The chaos behind the scenes of the Better Advice legislation

Alex Burke,  Senior Writer,  No More Practice Education

With exactly one month to go before the Better Advice Bill regime comes into effect, you'd expect some clarity on many of the key changes it entails. 

Perhaps most importantly, you'd like to know the details concerning how Treasury and ASIC will jointly assume stewardship over FASEA, the education standards body whose introduction in January 2019 arguably precipitated a steady exodus of advisers from the industry that shows no signs of stopping anytime soon. We know that Treasury will be responsible for any future amendments to FASEA standards as well as any broader changes to adviser education policy, but it's ASIC that will handle the day-to-day business of exam administration and disciplinary matters.

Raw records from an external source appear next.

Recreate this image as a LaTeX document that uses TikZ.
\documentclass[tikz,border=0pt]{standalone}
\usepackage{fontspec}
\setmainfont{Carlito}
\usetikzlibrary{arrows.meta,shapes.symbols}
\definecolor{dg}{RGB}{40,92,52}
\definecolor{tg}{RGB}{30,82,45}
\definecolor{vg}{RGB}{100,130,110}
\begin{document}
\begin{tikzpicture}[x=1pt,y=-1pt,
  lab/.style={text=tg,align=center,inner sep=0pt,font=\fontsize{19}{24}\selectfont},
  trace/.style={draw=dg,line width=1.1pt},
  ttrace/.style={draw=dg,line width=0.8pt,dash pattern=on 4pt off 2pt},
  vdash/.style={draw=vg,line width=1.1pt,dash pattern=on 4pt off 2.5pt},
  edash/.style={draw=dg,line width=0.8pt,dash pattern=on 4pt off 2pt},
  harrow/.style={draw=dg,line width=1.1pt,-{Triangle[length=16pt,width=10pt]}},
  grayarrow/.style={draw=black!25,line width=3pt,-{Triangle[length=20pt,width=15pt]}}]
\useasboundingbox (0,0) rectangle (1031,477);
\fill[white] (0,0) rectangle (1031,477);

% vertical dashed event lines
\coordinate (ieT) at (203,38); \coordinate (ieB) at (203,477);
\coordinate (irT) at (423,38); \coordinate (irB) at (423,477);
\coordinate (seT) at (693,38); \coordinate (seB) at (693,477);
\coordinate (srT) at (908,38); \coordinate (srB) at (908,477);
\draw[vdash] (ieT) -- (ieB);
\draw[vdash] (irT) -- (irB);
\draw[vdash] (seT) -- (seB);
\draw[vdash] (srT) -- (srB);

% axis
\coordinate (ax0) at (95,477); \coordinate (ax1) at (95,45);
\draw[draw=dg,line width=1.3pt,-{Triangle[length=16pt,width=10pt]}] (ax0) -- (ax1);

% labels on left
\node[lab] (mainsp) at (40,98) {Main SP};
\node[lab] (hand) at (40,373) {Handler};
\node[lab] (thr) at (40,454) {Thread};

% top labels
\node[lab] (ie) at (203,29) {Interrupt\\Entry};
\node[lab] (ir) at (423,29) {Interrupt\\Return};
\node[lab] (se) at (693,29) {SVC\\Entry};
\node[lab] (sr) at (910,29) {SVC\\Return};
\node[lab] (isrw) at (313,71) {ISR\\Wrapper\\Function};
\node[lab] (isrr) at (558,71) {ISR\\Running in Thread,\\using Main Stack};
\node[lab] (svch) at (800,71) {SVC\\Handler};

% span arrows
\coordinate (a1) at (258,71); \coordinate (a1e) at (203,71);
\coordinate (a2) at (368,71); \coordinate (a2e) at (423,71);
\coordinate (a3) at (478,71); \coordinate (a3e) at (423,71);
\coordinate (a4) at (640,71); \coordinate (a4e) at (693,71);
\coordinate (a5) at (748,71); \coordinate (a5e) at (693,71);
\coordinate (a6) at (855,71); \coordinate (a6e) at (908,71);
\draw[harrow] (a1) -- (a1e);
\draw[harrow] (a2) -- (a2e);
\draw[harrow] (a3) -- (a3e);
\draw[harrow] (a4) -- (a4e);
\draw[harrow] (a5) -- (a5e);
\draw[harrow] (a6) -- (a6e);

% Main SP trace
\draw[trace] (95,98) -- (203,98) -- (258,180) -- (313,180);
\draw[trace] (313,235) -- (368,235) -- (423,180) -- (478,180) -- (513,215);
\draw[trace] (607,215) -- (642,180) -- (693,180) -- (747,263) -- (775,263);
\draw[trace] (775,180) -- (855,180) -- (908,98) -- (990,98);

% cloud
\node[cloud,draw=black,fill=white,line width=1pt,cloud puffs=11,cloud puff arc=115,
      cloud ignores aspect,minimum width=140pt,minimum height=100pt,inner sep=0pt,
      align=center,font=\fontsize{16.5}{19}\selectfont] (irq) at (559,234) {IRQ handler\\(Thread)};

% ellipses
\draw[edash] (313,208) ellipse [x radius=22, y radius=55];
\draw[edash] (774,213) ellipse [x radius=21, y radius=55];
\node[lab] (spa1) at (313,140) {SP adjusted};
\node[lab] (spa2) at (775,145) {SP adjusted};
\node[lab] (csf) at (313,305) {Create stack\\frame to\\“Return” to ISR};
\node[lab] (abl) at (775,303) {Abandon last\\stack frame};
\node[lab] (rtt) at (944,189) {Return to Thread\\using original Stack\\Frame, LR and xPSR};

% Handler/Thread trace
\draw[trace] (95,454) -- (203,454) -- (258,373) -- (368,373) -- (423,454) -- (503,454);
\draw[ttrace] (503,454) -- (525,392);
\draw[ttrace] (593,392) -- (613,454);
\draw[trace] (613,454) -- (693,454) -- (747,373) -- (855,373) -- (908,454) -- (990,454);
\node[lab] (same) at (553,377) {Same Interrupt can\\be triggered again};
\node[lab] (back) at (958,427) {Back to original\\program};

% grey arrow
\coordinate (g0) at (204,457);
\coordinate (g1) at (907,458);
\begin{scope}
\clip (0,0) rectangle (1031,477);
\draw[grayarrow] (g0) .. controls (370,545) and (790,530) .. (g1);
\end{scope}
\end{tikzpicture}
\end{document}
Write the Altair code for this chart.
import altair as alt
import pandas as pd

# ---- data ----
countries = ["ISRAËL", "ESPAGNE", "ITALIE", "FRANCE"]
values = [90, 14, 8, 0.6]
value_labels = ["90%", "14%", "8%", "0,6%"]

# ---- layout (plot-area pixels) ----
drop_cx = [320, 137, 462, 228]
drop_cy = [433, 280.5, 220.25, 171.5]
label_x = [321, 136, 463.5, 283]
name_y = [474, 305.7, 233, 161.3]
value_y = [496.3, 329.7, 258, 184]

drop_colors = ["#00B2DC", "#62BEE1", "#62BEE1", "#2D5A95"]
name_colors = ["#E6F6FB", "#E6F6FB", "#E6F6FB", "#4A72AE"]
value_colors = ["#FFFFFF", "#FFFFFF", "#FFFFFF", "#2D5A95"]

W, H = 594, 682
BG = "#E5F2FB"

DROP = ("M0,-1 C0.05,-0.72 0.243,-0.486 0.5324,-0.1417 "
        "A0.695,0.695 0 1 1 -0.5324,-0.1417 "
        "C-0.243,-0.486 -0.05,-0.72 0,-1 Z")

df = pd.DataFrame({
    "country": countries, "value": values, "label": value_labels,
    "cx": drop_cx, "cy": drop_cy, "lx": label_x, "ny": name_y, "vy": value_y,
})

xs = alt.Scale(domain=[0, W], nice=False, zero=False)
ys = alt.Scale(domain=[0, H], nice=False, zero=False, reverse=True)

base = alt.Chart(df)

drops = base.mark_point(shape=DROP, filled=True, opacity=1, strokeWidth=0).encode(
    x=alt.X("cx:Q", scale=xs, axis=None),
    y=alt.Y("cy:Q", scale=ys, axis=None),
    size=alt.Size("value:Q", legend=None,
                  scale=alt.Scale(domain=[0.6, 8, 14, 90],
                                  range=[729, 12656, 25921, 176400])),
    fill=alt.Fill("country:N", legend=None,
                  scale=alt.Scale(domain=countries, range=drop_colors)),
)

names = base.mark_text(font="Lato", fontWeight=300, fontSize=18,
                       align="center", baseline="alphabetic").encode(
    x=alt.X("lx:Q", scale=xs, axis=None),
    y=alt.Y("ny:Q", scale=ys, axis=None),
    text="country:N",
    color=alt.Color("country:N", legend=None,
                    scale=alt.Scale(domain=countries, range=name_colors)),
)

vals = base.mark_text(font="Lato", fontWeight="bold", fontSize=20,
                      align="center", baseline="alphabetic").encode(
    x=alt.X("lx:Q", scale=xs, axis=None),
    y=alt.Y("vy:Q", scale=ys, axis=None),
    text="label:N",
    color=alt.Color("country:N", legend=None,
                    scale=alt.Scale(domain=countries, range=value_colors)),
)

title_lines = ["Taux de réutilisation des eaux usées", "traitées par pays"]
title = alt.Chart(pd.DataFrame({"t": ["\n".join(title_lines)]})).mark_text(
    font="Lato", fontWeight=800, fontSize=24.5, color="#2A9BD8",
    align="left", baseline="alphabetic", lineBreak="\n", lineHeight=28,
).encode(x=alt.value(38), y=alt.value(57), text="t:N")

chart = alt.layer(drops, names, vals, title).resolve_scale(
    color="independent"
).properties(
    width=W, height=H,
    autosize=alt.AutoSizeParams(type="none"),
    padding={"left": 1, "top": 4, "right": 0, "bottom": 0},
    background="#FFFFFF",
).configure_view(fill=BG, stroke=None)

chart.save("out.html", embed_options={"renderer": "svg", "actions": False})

Given the tremendous influence FASEA has had on the advice industry, one would hope for a smooth transition to the new system – but that's appeared decreasingly likely since Treasury heralded its closure late last year.  

Attempting to get a clearer picture on these issues, LNP MP Bert Van Manen asked ASIC representatives what their post-FASEA plans were at a parliamentary committee hearing late last week. 

"The Financial Services and Credit Panel," he said, "is going to be replaced, effectively, with a single disciplinary body. What work is ASIC doing presently to ensure a smooth transition from 1 January and to deal with some of the outstanding issues that have been there, particularly in terms of FASEA and its guidance around the Code of Ethics?"

In response, ASIC commissioner Danielle Press noted that any changes to the Code of Ethics will be Treasury's responsibility, adding: "I would like to assure the committee that we are working very closely with Treasury and FASEA to ensure that there is a smooth transfer of these responsibilities. 

"There are very expansive obligations now on ASIC under the Better Advice legislation. We are working towards how we convene the panels and how we will look at the issues, and we will be putting that to industry when we can, probably at the very early part of next year."

Even though ASIC's new obligations under the Better Advice legislation kick in on January 1st, Press continued, "we won't see those papers coming through for some time."

Regarding the future of the adviser exam – which she acknowledged was "of great interest to the financial planner community" – Press said ASIC is working with the Australian Council for Educational Research (ACER) on a new contract.

She added that while the contract has yet to be signed, it will likely happen in the next few weeks. Once that's done, ASIC will be able to tell the industry when the next round of exams will be. 

"We are looking to have probably four exam sittings in 2022," she said, "and those people who qualify for the extension to 30 September to pass the exam will have three opportunities to do so before September."

That there are still so many uncertainties regarding FASEA's future - particularly as they pertain to exam sittings – should be concerning to those advisers who've elected to postpone taking the exam until 2022. 

As AFA general manager policy and professionalism Phil Anderson previously noted: "Say they decide that the need for doing the exam largely sits with new advisers. Then what? It certainly won't be run as frequently as it is now. It might be months before you can sit an exam. What happens to your clients in the meantime? That could be disastrous for certain business models." 

If nothing else, ASIC's comments at the committee reinforce the importance of getting all your FASEA boxes ticked sooner rather than later – because it's unlikely we'll be seeing the full picture for quite some time.